De lá, no entanto, há o meio século da extinção do Estado Novo, o regime autocrático mais antigo da Europa na época, cujos passos haviam sido dados na década de 1930 sob comando inicial de Antônio Salazar e por último de Marcelo Caetano; ao ser defenestrado do posto, ele se exilaria no Brasil onde faleceria em 1980.

A era salazarista-marcelista desabaria, ao desmanchar-se de modo célere. A ausência de consistência derivaria de duas questões externas: a elevação súbita da cotação do petróleo a partir de 1973, originado na derrota da coligação árabe na Guerra do Yom Kippur, conflito no qual Lisboa havia desempenhado importante papel ao dispor da base dos Açores a Washington, e o desaparecimento da perspectiva de vitória nos confrontos com as várias colônias na África em busca da justa independência, depois de gerações de exploração.
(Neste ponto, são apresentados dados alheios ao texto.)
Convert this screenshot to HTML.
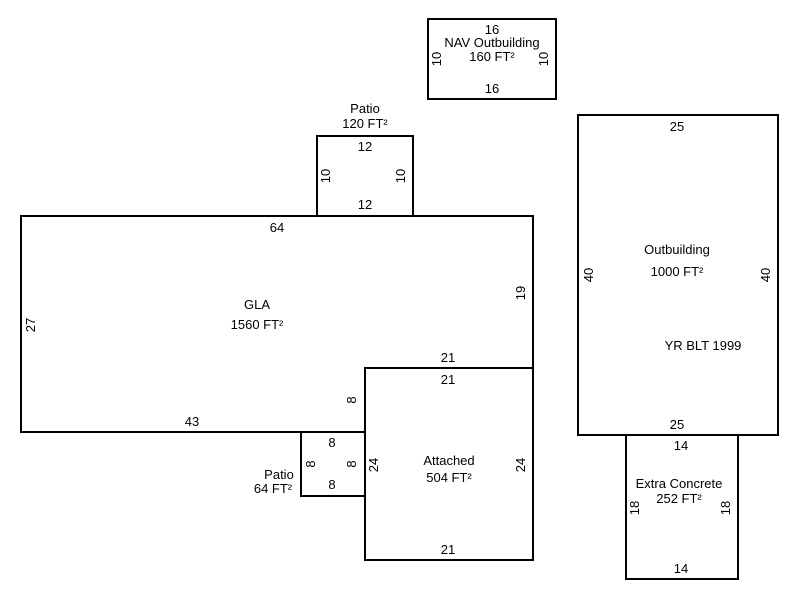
<!DOCTYPE html>
<html><head><meta charset="utf-8"><style>body{margin:0;background:#fff}svg{display:block}text{font-family:"Liberation Sans",Arial,sans-serif;font-size:13px;fill:#000}</style></head><body>
<svg width="800" height="600" xmlns="http://www.w3.org/2000/svg">
<g fill="none" stroke="#000" stroke-width="2">
<rect x="428" y="19" width="128" height="80"/>
<rect x="317" y="136" width="96" height="80"/>
<polyline points="365,432 21,432 21,216 533,216 533,368"/>
<rect x="365" y="368" width="168" height="192"/>
<rect x="301" y="432" width="64" height="64"/>
<rect x="578" y="115" width="200" height="320"/>
<rect x="626" y="435" width="112" height="144"/>
</g>
<g text-anchor="middle">
<text x="492" y="34">16</text>
<text x="492" y="47">NAV Outbuilding</text>
<text x="492" y="61">160 FT²</text>
<text x="492" y="93">16</text>
<text transform="translate(441,59) rotate(-90)">10</text>
<text transform="translate(548,59) rotate(-90)">10</text>
<text x="365" y="113">Patio</text>
<text x="365" y="128">120 FT²</text>
<text x="365" y="151">12</text>
<text x="365" y="209">12</text>
<text transform="translate(330,176) rotate(-90)">10</text>
<text transform="translate(405,176) rotate(-90)">10</text>
<text x="277" y="232">64</text>
<text x="257" y="309">GLA</text>
<text x="257" y="329">1560 FT²</text>
<text transform="translate(35,325) rotate(-90)">27</text>
<text transform="translate(525,293) rotate(-90)">19</text>
<text x="448" y="362">21</text>
<text x="448" y="384">21</text>
<text x="192" y="426">43</text>
<text transform="translate(356,400) rotate(-90)">8</text>
<text x="332" y="447">8</text>
<text x="332" y="489">8</text>
<text transform="translate(315,464) rotate(-90)">8</text>
<text transform="translate(356,464) rotate(-90)">8</text>
<text x="279" y="479">Patio</text>
<text x="273" y="493">64 FT²</text>
<text transform="translate(378,465) rotate(-90)">24</text>
<text transform="translate(525,465) rotate(-90)">24</text>
<text x="449" y="465">Attached</text>
<text x="449" y="482">504 FT²</text>
<text x="448" y="554">21</text>
<text x="677" y="131">25</text>
<text x="677" y="254">Outbuilding</text>
<text x="677" y="276">1000 FT²</text>
<text x="703" y="350">YR BLT 1999</text>
<text x="677" y="429">25</text>
<text transform="translate(593,275) rotate(-90)">40</text>
<text transform="translate(770,275) rotate(-90)">40</text>
<text x="681" y="450">14</text>
<text x="679" y="488">Extra Concrete</text>
<text x="679" y="503">252 FT²</text>
<text transform="translate(639,508) rotate(-90)">18</text>
<text transform="translate(730,508) rotate(-90)">18</text>
<text x="681" y="573">14</text>
</g>
</svg>
</body></html>
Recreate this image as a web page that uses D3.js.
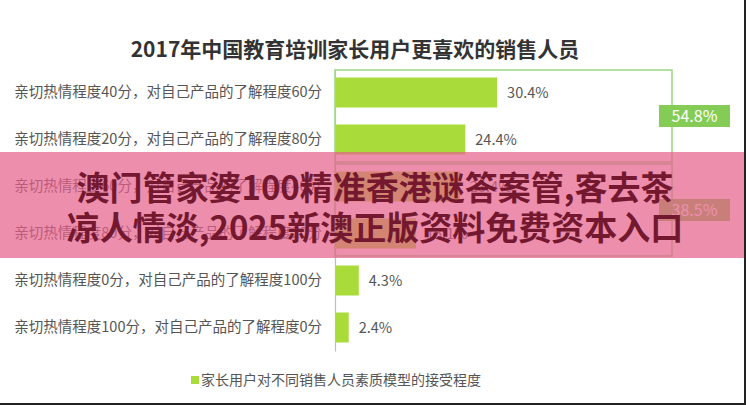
<!DOCTYPE html>
<html><head><meta charset="utf-8">
<script src="https://cdn.jsdelivr.net/npm/d3@7"></script>
<style>
html,body{margin:0;padding:0;background:#fff;}
svg{display:block;font-family:"Noto Sans CJK SC","Noto Sans",sans-serif;}
</style></head>
<body>
<script>
// ---- data ----
const title = "2017年中国教育培训家长用户更喜欢的销售人员";
const categories = [
  "亲切热情程度40分，对自己产品的了解程度60分",
  "亲切热情程度20分，对自己产品的了解程度80分",
  "亲切热情程度60分，对自己产品的了解程度40分",
  "亲切热情程度80分，对自己产品的了解程度20分",
  "亲切热情程度0分，对自己产品的了解程度100分",
  "亲切热情程度100分，对自己产品的了解程度0分"
];
const values = [30.4, 24.4, 23.4, 15.1, 4.3, 2.4];
const groupStarts = [0, 2];
const groupEnds = [1, 3];
const groupTotals = [54.8, 38.5];
const legendLabel = "家长用户对不同销售人员素质模型的接受程度";
const bannerLines = [
  "澳门管家婆100精准香港谜答案管,客去茶",
  "凉人情淡,2025新澳正版资料免费资本入口"
];

const W = 746, H = 405;
const svg = d3.select("body").append("svg").attr("width", W).attr("height", H);

const x = d3.scaleLinear().domain([0, 60]).range([336, 654]);
const y = d3.scaleBand().domain(categories).range([69, 351]).padding(0);
const bw = y.bandwidth();
const barH = 30;

// title
svg.append("text").attr("x", 355).attr("y", 50).attr("dy", "0.35em")
  .attr("text-anchor", "middle").attr("font-size", 21).attr("font-weight", 700)
  .attr("fill", "#333").text(title);

// axis line (left)
const yAxis = d3.axisLeft(y).tickSize(0).tickPadding(13).tickFormat(d => d);
const ax = svg.append("g").attr("transform", "translate(335,0)").call(yAxis);
ax.select(".domain").attr("stroke", "#bdbdbd").attr("stroke-width", 1.2);
ax.selectAll("text").attr("font-size", 14.5).attr("fill", "#555")
  .attr("font-family", "\"Noto Sans CJK SC\",sans-serif");

// bars
svg.append("g").selectAll("rect").data(values).join("rect")
  .attr("x", x(0)).attr("y", (d, i) => y(categories[i]) + (bw - barH) / 2)
  .attr("width", d => x(d) - x(0)).attr("height", barH)
  .attr("fill", "#a9dc3a");

// value labels
svg.append("g").selectAll("text").data(values).join("text")
  .attr("x", d => x(d) + 10).attr("y", (d, i) => y(categories[i]) + bw / 2)
  .attr("dy", "0.35em").attr("font-size", 14.5).attr("fill", "#555")
  .text(d => d.toFixed(1) + "%");

// group frames
const gf = svg.append("g");
groupTotals.forEach((t, k) => {
  const y0 = y(categories[groupStarts[k]]) + 1;
  const y1 = y(categories[groupEnds[k]]) + bw - 1;
  gf.append("rect").attr("x", 335).attr("y", y0).attr("width", 672 - 335).attr("height", y1 - y0)
    .attr("fill", "none").attr("stroke", "#a3d98e").attr("stroke-width", 1.6);
  const cy = (y0 + y1) / 2;
  gf.append("rect").attr("x", 659).attr("y", cy - 11).attr("width", 71).attr("height", 22)
    .attr("fill", "#84cc55");
  gf.append("text").attr("x", 694.5).attr("y", cy).attr("dy", "0.36em")
    .attr("text-anchor", "middle").attr("font-size", 16).attr("fill", "#fff")
    .text(t.toFixed(1) + "%");
});

// legend
svg.append("rect").attr("x", 191).attr("y", 376).attr("width", 8).attr("height", 8).attr("fill", "#a9dc3a");
svg.append("text").attr("x", 201).attr("y", 380).attr("dy", "0.35em")
  .attr("font-size", 14).attr("fill", "#555").text(legendLabel);

// overlay banner
svg.append("rect").attr("x", 0).attr("y", 152).attr("width", W).attr("height", 106)
  .attr("fill", "rgb(229,94,138)").attr("fill-opacity", 0.7);
svg.append("g").selectAll("text").data(bannerLines).join("text")
  .attr("x", 375).attr("y", (d, i) => 188 + i * 40).attr("dy", "0.36em")
  .attr("text-anchor", "middle").attr("font-size", 33).attr("font-weight", 700)
  .attr("font-family", "\"Noto Sans CJK SC\",sans-serif")
  .attr("fill", "#74182f").text(d => d);

// image frame edges
svg.append("rect").attr("x", W - 2).attr("y", 0).attr("width", 2).attr("height", H).attr("fill", "#222");
svg.append("rect").attr("x", 0).attr("y", H - 2).attr("width", W).attr("height", 2).attr("fill", "#222");
</script>
</body></html>
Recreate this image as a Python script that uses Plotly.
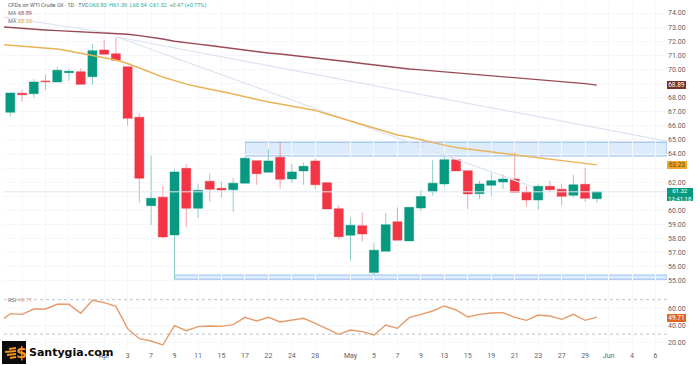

Da primeira, a alta da inflação em uma sociedade rural, empobrecida e desigual do ponto de vista social e mal avaliada por parcela dos países produtores de petróleo no Oriente Médio; da segunda, o alastramento do desânimo nas tropas ao deixar de vislumbrar sentido em manter o status de potência ultramar, decadente havia muito tempo e desconectado do posicionamento dos Estados Unidos de extinguir os impérios europeus – outrossim, a Casa Branca encontrava-se abatida em sua confrontação com o Vietnã do Norte em nome do anticomunismo e no escândalo interno de Watergate.

Depois de quatro decênios e meio de vigência de conservadorismo extremo, existia a intranquilidade nos Estados Unidos de que Portugal, fiel aliado no transcorrer da Guerra Fria, ao integrar os quadros da Organização do Tratado do Atlântico Norte (OTAN) rumasse para o lado adversário, mesmo sem ingressar de maneira direta na órbita da União Soviética (URSS).

Em face da tensão, a Casa Branca se movimentaria para barrar a ascensão de pautas avaliadas mais à esquerda, defendidas pela baixa e média oficialidade, responsáveis principais pelo golpe de Estado. Na transição, Álvaro Cunhal e Avelino Gonçalves, membros do Partido Comunista Português (PCP), participariam do denominado Governo Provisório (GP).

Um ano posterior, dada a continuidade da esquerda radical no escalão governamental superior, Washington teria duas alternativas à vista: distanciar-se ou aproximar-se de Lisboa; na primeira situação, valorizar-se-iam os comunistas, de perfil revolucionário, e na segunda robustecer-se-iam os socialistas ou ainda os social-democratas, de matiz reformador.

Na perspectiva norte-americana, a circulação de esquerdistas na administração superior poderia influenciar a atuação de agremiações similares em eleições em solo francês e italiano. Com a instabilidade econômica externa e com a insegurança política interna, a Casa Branca decidiria suspender o apoio a Belém a fim de persuadir de modo indireto o restante da Europa.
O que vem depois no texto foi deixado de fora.